Review | Sadako film review: Hideo Nakata gives J-horror classic Ring a reboot for the digital age, and it’s a noble effort
- Japanese director tries to recapture Ring’s creeping sense of threat by tapping into the popularity of supernatural online reality shows
- Film channels the chills of original film to a degree, and may yet help get this franchise back to its terrifying best

2.5/5 stars
In 1998, Japanese director Hideo Nakata created Ring, one of the most celebrated Asian horror movies of all time. An adaptation of Koji Suzuki’s chilling bestseller, Ring became a flagship for the Asia Extreme movement that swept the world, and a seminal example of J-horror cinema.
More than two decades on, Nakata returns to the well from which his lank-haired antagonist first emerged, hoping Sadako will repeat the terrifying success of the original. Updating the story of a cursed VHS tape, which kills anyone who watches it after seven days, the new film taps into the popularity of supernatural online reality shows.
Struggling YouTuber “Fantastic Kazuma” (Hiroya Shimizu) visits a supposedly haunted apartment, in the hope that his live-streamed antics will go viral, only to go missing after something interrupts his broadcast.
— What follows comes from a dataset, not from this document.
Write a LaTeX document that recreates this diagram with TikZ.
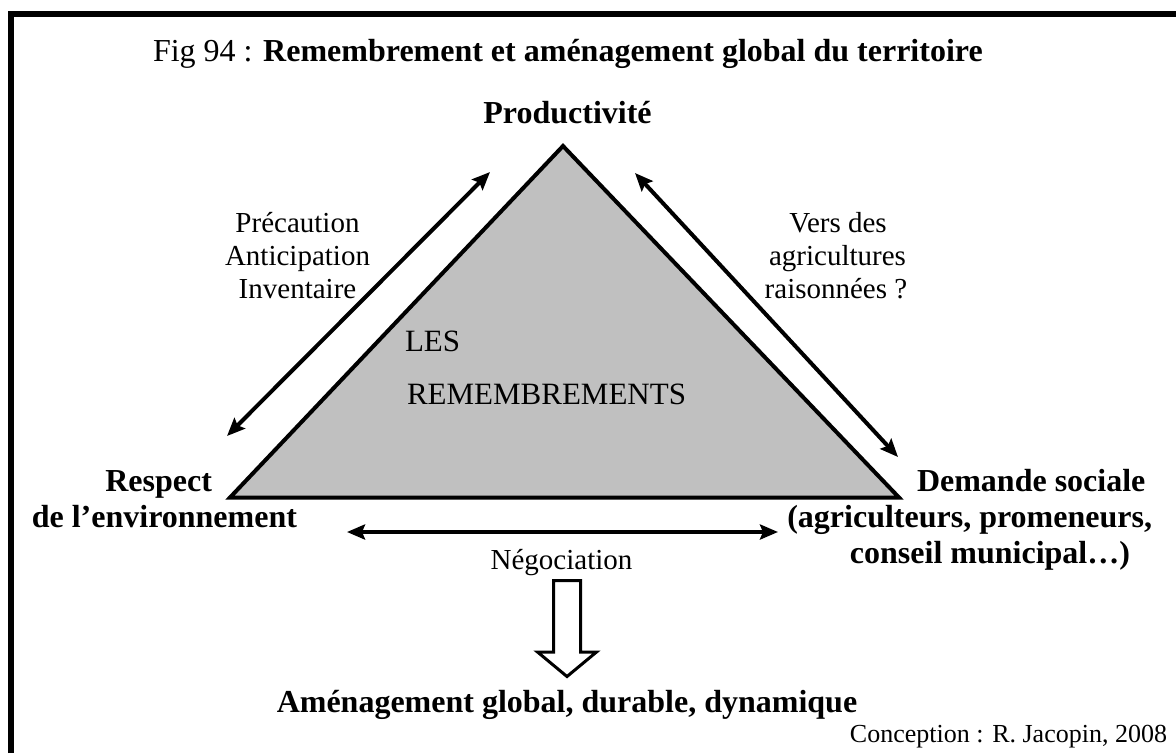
\documentclass[tikz,border=0pt]{standalone}
\usepackage{fontspec}
\setmainfont{Liberation Serif}
\usetikzlibrary{arrows.meta}
\definecolor{trigray}{HTML}{C0C0C0}
\begin{document}
\begin{tikzpicture}[x=1pt,y=-1pt,
  txt/.style={inner sep=0pt,outer sep=0pt},
  big/.style={txt,font=\fontsize{32}{36}\selectfont\bfseries},
  small/.style={txt,font=\fontsize{29}{33}\selectfont},
  dblarrow/.style={line width=4pt,{Stealth[length=18pt,width=15pt,inset=3pt]}-{Stealth[length=18pt,width=15pt,inset=3pt]}},
  blockarrow/.style={line width=3pt,line join=miter,fill=white}
]
\useasboundingbox (0,0) rectangle (1176,753);
% frame
\draw[line width=6pt,line join=miter] (10.5,753) -- (10.5,14) -- (1176,14);
% title
\node[txt,anchor=base west,font=\fontsize{32}{36}\selectfont] (title) at (153,61) {Fig 94 : \textbf{Remembrement et aménagement global du territoire}};
% triangle
\coordinate (apex) at (563,146);
\coordinate (lc) at (230,497.5);
\coordinate (rc) at (899,497.5);
\draw[line width=4pt,line join=miter,fill=trigray] (apex) -- (lc) -- (rc) -- cycle;
\node[txt,anchor=base west,font=\fontsize{31}{36}\selectfont] (les) at (405,351) {LES};
\node[txt,anchor=base west,font=\fontsize{31}{36}\selectfont] (remb) at (407,404) {REMEMBREMENTS};
% corner labels
\node[big,anchor=base] (prod) at (567.5,123) {Productivité};
\node[big,anchor=base east] (resp1) at (212,491) {Respect};
\node[big,anchor=base east] (resp2) at (297,527) {de l’environnement};
\node[big,anchor=base west] (dem1) at (917,491) {Demande sociale};
\node[big,anchor=base east] (dem2) at (1152,527) {(agriculteurs, promeneurs,};
\node[big,anchor=base east] (dem3) at (1130,563) {conseil municipal…)};
% side arrows
\coordinate (la1) at (227,436);
\coordinate (la2) at (490,172);
\draw[dblarrow] (la1) -- (la2);
\coordinate (ra1) at (635,173);
\coordinate (ra2) at (898,457);
\draw[dblarrow] (ra1) -- (ra2);
\coordinate (na1) at (347,532);
\coordinate (na2) at (778,532);
\draw[dblarrow] (na1) -- (na2);
% side labels
\node[small,anchor=base] (pl1) at (297.5,232) {Précaution};
\node[small,anchor=base] (pl2) at (297.5,265) {Anticipation};
\node[small,anchor=base] (pl3) at (297.5,298) {Inventaire};
\node[small,anchor=base] (vl1) at (838,232) {Vers des};
\node[small,anchor=base] (vl2) at (837.5,265) {agricultures};
\node[small,anchor=base] (vl3) at (836,298) {raisonnées ?};
\node[small,anchor=base] (neg) at (561.5,569) {Négociation};
% block arrow
\draw[blockarrow] (553.5,580.5) -- (580.5,580.5) -- (580.5,652) -- (596.5,652) -- (567,676.5) -- (537.5,652) -- (553.5,652) -- cycle;
\node[big,anchor=base] (amen) at (567,712) {Aménagement global, durable, dynamique};
\node[txt,anchor=base east,font=\fontsize{26}{30}\selectfont] (conc) at (1167,742) {Conception : R. Jacopin, 2008};
\end{tikzpicture}
\end{document}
Meanwhile Kazuma’s sister, Dr Mayu Akikawa (Elaiza Ikeda), is caring for the burned-out flat’s former resident, a nameless young girl (Himeka Himejima) who has been suffering from amnesia since losing her mother in the blaze. Rumour has it that the latter (Rie Tomosaka) was a psychic, and believed her daughter to be the reincarnation of the murderous demon known as Sadako.